Her political strategy has been to exploit activists’ grievances with the party’s perceived power-hoarding, weaponising discontent with the cosy household politics of the Sturgeon-Murrell duopoly. It may not win her the contest — nor many fans among the establishment’s elected entourage — but she has instituted a sense of profound culture shock in SNP ranks. Thanks to her, Sturgeon’s successor will need to immediately reconcile their vision to a platform of change in party HQ. 

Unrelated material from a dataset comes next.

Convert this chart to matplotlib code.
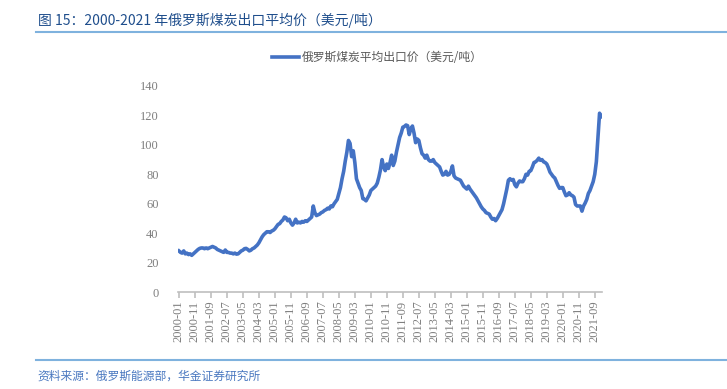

Regan’s anti-continuity positioning has been bolstered by the rumours surrounding SNP party finances. The leadership race has seen further scrutiny applied to the case of the “missing” £600,000 that was raised from party members, through crowdfunding. According to the Financial Times, donors claimed hundreds of thousands of pounds given during the 2017 referendum appeal and a subsequent 2019 fundraising effort were spent by the party on other things. A long-running police probe has been rumbling on in the background to determine what happened to the money. In an interview with Sky News on Monday, Sturgeon denied that she had heard whether the police want to interview either her or her husband.

This fiasco, like that over party membership, has highlighted once more the potential pitfalls of Yousaf’s “continuity” pitch. The health secretary’s perceived proximity to the SNP powers-that-be has emerged as a serious political problem for the leadership contender.

Now somehow, out of all this, one of Yousaf, Forbes to Regan will have to reunite their party. If it is Yousaf who emerges on top, which remains the race’s most likely outcome, his opponents headed by Regan will almost certainly cry foul. It surely means that the SNP’s arc of instability crisis is far from its apex. 

Sturgeon’s successor will need to prove that they can be more than a caretaker as the party continues its process of savage soul-searching. But in the end, public appetite for a more meaningful change in Bute House, stemming from the psychodramatic chaos of this leadership election, may prove difficult to ignore.